> **DATA SHOWN**
============

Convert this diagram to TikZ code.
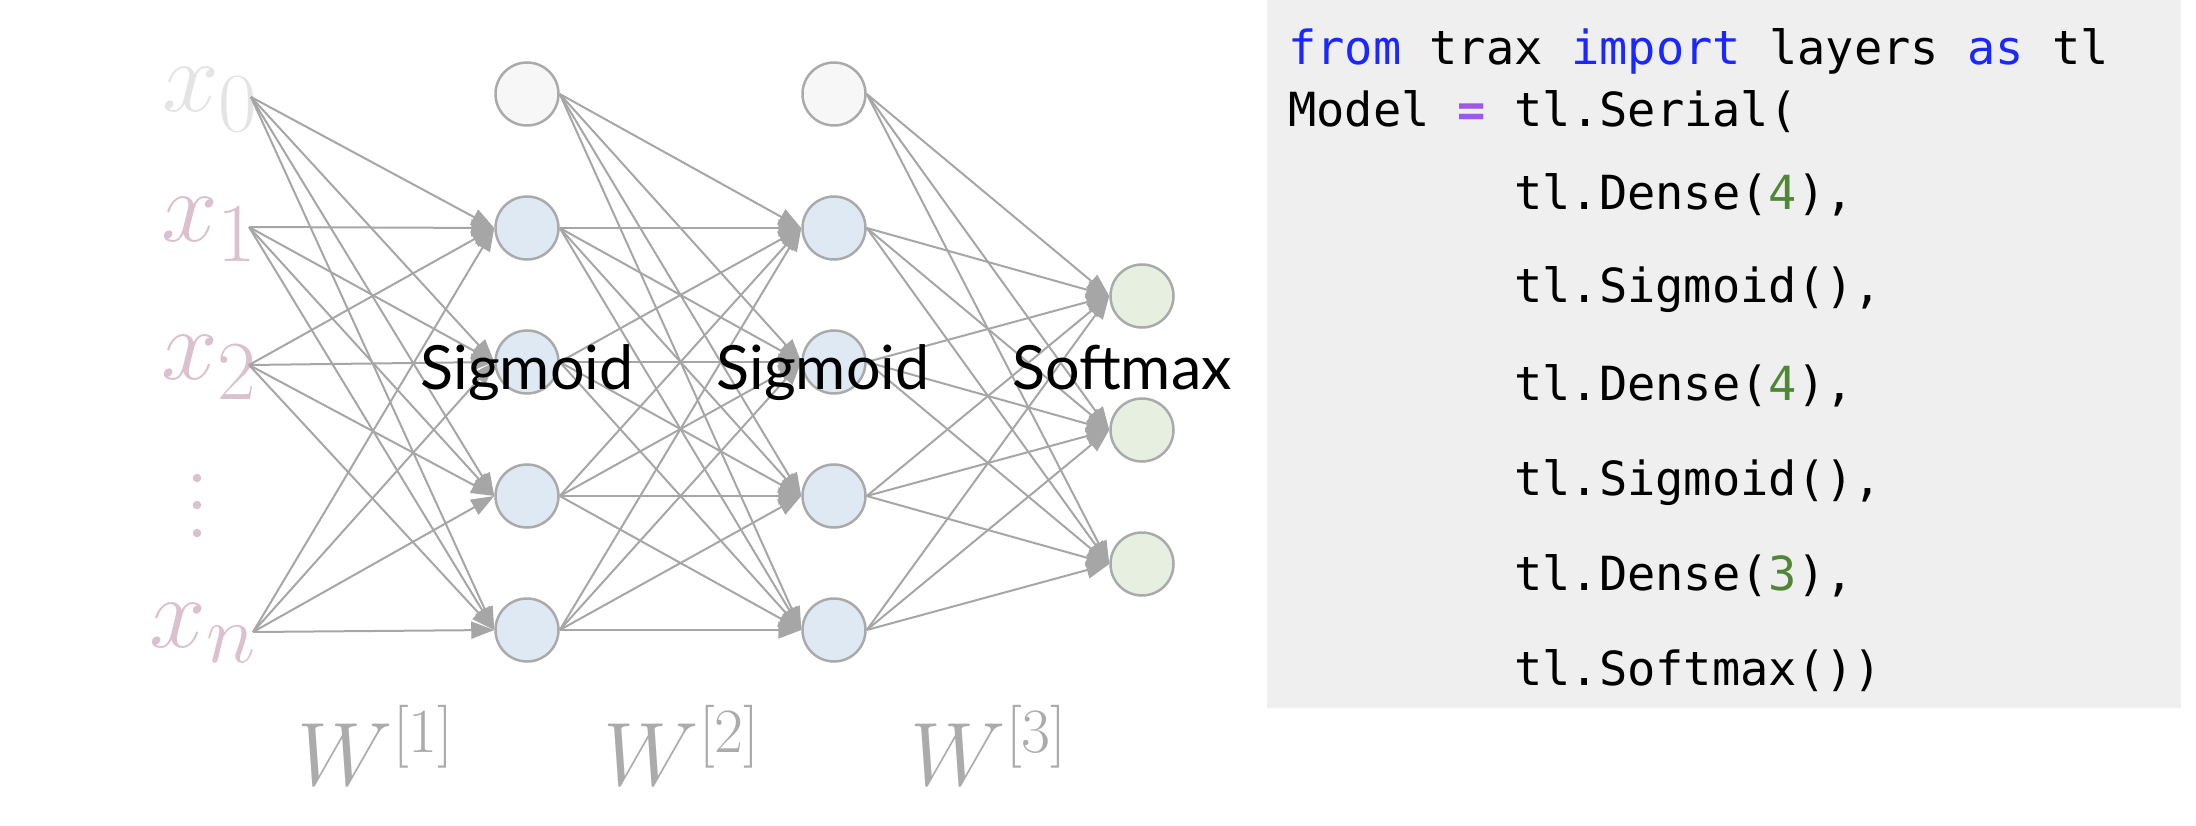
\RequirePackage{fix-cm}
\documentclass[tikz,border=0pt]{standalone}
\usepackage{fontspec}
\setmonofont{DejaVu Sans Mono}
\newfontfamily\latofont{Lato}
\usetikzlibrary{arrows.meta}
\DeclareMathSizes{102}{102}{84}{62}
\DeclareMathSizes{90}{90}{63}{45}
\definecolor{edgegray}{RGB}{166,166,166}
\definecolor{nodegray}{RGB}{170,170,170}
\definecolor{biasfill}{RGB}{247,247,247}
\definecolor{hidfill}{RGB}{223,233,244}
\definecolor{outfill}{RGB}{230,239,224}
\definecolor{xpink}{RGB}{219,193,206}
\definecolor{xlight}{RGB}{228,228,228}
\definecolor{wgray}{RGB}{171,171,171}
\definecolor{codebg}{RGB}{239,239,239}
\definecolor{kwblue}{RGB}{26,40,255}
\definecolor{oppurple}{RGB}{155,90,225}
\definecolor{numgreen}{RGB}{80,135,55}
\tikzset{
  neuron/.style={circle, draw=nodegray, line width=2.5pt, minimum size=63pt, inner sep=0pt},
  bias/.style={neuron, fill=biasfill},
  hid/.style={neuron, fill=hidfill},
  outn/.style={neuron, fill=outfill},
  edge/.style={draw=edgegray, line width=2pt, -{Triangle[length=23pt,width=17pt]}},
  xlab/.style={anchor=base east, inner sep=0pt, font=\fontsize{102}{106}\selectfont},
  wlab/.style={anchor=base, inner sep=0pt, text=wgray, font=\fontsize{90}{94}\selectfont},
  actlab/.style={anchor=base, inner sep=0pt, font=\latofont\fontsize{61}{66}\selectfont},
  codeline/.style={anchor=base west, inner sep=0pt, font=\ttfamily\fontsize{47}{50}\selectfont},
  dotnode/.style={circle, fill=xpink, inner sep=0pt, minimum size=8.5pt}
}
\begin{document}
\begin{tikzpicture}[x=1pt, y=-1pt]
\useasboundingbox (0,0) rectangle (2196,826);
% code box
\fill[codebg] (1267,0) rectangle (2181,708);
% input start points and labels
\coordinate (i0) at (251,97);
\coordinate (i1) at (249,227);
\coordinate (i2) at (249,365);
\coordinate (in) at (253,632);
\node[xlab, text=xlight] (x0) at (258,112) {$x_{0}$};
\node[xlab, text=xpink] (x1) at (257,242) {$x_{1}$};
\node[xlab, text=xpink] (x2) at (257,380) {$x_{2}$};
\node[xlab, text=xpink] (xn) at (256,647) {$x_{n}$};
\node[dotnode] (d1) at (197,478) {};
\node[dotnode] (d2) at (197,505) {};
\node[dotnode] (d3) at (197,533) {};
% layers
\node[bias] (a0) at (527,94) {};
\node[hid] (a1) at (527,228) {};
\node[hid] (a2) at (527,362) {};
\node[hid] (a3) at (527,496) {};
\node[hid] (a4) at (527,630) {};
\node[bias] (b0) at (834,94) {};
\node[hid] (b1) at (834,228) {};
\node[hid] (b2) at (834,362) {};
\node[hid] (b3) at (834,496) {};
\node[hid] (b4) at (834,630) {};
\node[outn] (c1) at (1142,296) {};
\node[outn] (c2) at (1142,430) {};
\node[outn] (c3) at (1142,564) {};
% edges
\foreach \i in {0,1,2,n} {
  \foreach \j in {1,...,4} {
    \draw[edge] (i\i) -- (a\j.west);
  }
}
\foreach \i in {0,...,4} {
  \foreach \j in {1,...,4} {
    \draw[edge] (a\i.east) -- (b\j.west);
  }
}
\foreach \i in {0,...,4} {
  \foreach \j in {1,2,3} {
    \draw[edge] (b\i.east) -- (c\j.west);
  }
}
% activation labels
\node[actlab] (s1) at (527,389) {Sigmoid};
\node[actlab] (s2) at (823,389) {Sigmoid};
\node[actlab] (s3) at (1122,389) {Softmax};
% weight labels
\node[wlab] (w1) at (376,785) {$W^{[1]}$};
\node[wlab] (w2) at (682,785) {$W^{[2]}$};
\node[wlab] (w3) at (989,785) {$W^{[3]}$};
% code
\node[codeline] (l1) at (1288,65) {\textcolor{kwblue}{from} trax \textcolor{kwblue}{import} layers \textcolor{kwblue}{as} tl};
\node[codeline] (l2) at (1288,127) {Model \textcolor{oppurple}{\bfseries =} tl.Serial(};
\node[codeline] (l3) at (1514,210) {tl.Dense(\textcolor{numgreen}{4}),};
\node[codeline] (l4) at (1514,303) {tl.Sigmoid(),};
\node[codeline] (l5) at (1514,400) {tl.Dense(\textcolor{numgreen}{4}),};
\node[codeline] (l6) at (1514,495) {tl.Sigmoid(),};
\node[codeline] (l7) at (1514,590) {tl.Dense(\textcolor{numgreen}{3}),};
\node[codeline] (l8) at (1514,685) {tl.Softmax())};
\end{tikzpicture}
\end{document}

============

> **TASK PROMPT**
Omit each picture, then return all of the listing exactly as it stands.

> **COMPLETE ANSWER**
Convert this diagram to TikZ code.
\RequirePackage{fix-cm}
\documentclass[tikz,border=0pt]{standalone}
\usepackage{fontspec}
\setmonofont{DejaVu Sans Mono}
\newfontfamily\latofont{Lato}
\usetikzlibrary{arrows.meta}
\DeclareMathSizes{102}{102}{84}{62}
\DeclareMathSizes{90}{90}{63}{45}
\definecolor{edgegray}{RGB}{166,166,166}
\definecolor{nodegray}{RGB}{170,170,170}
\definecolor{biasfill}{RGB}{247,247,247}
\definecolor{hidfill}{RGB}{223,233,244}
\definecolor{outfill}{RGB}{230,239,224}
\definecolor{xpink}{RGB}{219,193,206}
\definecolor{xlight}{RGB}{228,228,228}
\definecolor{wgray}{RGB}{171,171,171}
\definecolor{codebg}{RGB}{239,239,239}
\definecolor{kwblue}{RGB}{26,40,255}
\definecolor{oppurple}{RGB}{155,90,225}
\definecolor{numgreen}{RGB}{80,135,55}
\tikzset{
  neuron/.style={circle, draw=nodegray, line width=2.5pt, minimum size=63pt, inner sep=0pt},
  bias/.style={neuron, fill=biasfill},
  hid/.style={neuron, fill=hidfill},
  outn/.style={neuron, fill=outfill},
  edge/.style={draw=edgegray, line width=2pt, -{Triangle[length=23pt,width=17pt]}},
  xlab/.style={anchor=base east, inner sep=0pt, font=\fontsize{102}{106}\selectfont},
  wlab/.style={anchor=base, inner sep=0pt, text=wgray, font=\fontsize{90}{94}\selectfont},
  actlab/.style={anchor=base, inner sep=0pt, font=\latofont\fontsize{61}{66}\selectfont},
  codeline/.style={anchor=base west, inner sep=0pt, font=\ttfamily\fontsize{47}{50}\selectfont},
  dotnode/.style={circle, fill=xpink, inner sep=0pt, minimum size=8.5pt}
}
\begin{document}
\begin{tikzpicture}[x=1pt, y=-1pt]
\useasboundingbox (0,0) rectangle (2196,826);
% code box
\fill[codebg] (1267,0) rectangle (2181,708);
% input start points and labels
\coordinate (i0) at (251,97);
\coordinate (i1) at (249,227);
\coordinate (i2) at (249,365);
\coordinate (in) at (253,632);
\node[xlab, text=xlight] (x0) at (258,112) {$x_{0}$};
\node[xlab, text=xpink] (x1) at (257,242) {$x_{1}$};
\node[xlab, text=xpink] (x2) at (257,380) {$x_{2}$};
\node[xlab, text=xpink] (xn) at (256,647) {$x_{n}$};
\node[dotnode] (d1) at (197,478) {};
\node[dotnode] (d2) at (197,505) {};
\node[dotnode] (d3) at (197,533) {};
% layers
\node[bias] (a0) at (527,94) {};
\node[hid] (a1) at (527,228) {};
\node[hid] (a2) at (527,362) {};
\node[hid] (a3) at (527,496) {};
\node[hid] (a4) at (527,630) {};
\node[bias] (b0) at (834,94) {};
\node[hid] (b1) at (834,228) {};
\node[hid] (b2) at (834,362) {};
\node[hid] (b3) at (834,496) {};
\node[hid] (b4) at (834,630) {};
\node[outn] (c1) at (1142,296) {};
\node[outn] (c2) at (1142,430) {};
\node[outn] (c3) at (1142,564) {};
% edges
\foreach \i in {0,1,2,n} {
  \foreach \j in {1,...,4} {
    \draw[edge] (i\i) -- (a\j.west);
  }
}
\foreach \i in {0,...,4} {
  \foreach \j in {1,...,4} {
    \draw[edge] (a\i.east) -- (b\j.west);
  }
}
\foreach \i in {0,...,4} {
  \foreach \j in {1,2,3} {
    \draw[edge] (b\i.east) -- (c\j.west);
  }
}
% activation labels
\node[actlab] (s1) at (527,389) {Sigmoid};
\node[actlab] (s2) at (823,389) {Sigmoid};
\node[actlab] (s3) at (1122,389) {Softmax};
% weight labels
\node[wlab] (w1) at (376,785) {$W^{[1]}$};
\node[wlab] (w2) at (682,785) {$W^{[2]}$};
\node[wlab] (w3) at (989,785) {$W^{[3]}$};
% code
\node[codeline] (l1) at (1288,65) {\textcolor{kwblue}{from} trax \textcolor{kwblue}{import} layers \textcolor{kwblue}{as} tl};
\node[codeline] (l2) at (1288,127) {Model \textcolor{oppurple}{\bfseries =} tl.Serial(};
\node[codeline] (l3) at (1514,210) {tl.Dense(\textcolor{numgreen}{4}),};
\node[codeline] (l4) at (1514,303) {tl.Sigmoid(),};
\node[codeline] (l5) at (1514,400) {tl.Dense(\textcolor{numgreen}{4}),};
\node[codeline] (l6) at (1514,495) {tl.Sigmoid(),};
\node[codeline] (l7) at (1514,590) {tl.Dense(\textcolor{numgreen}{3}),};
\node[codeline] (l8) at (1514,685) {tl.Softmax())};
\end{tikzpicture}
\end{document}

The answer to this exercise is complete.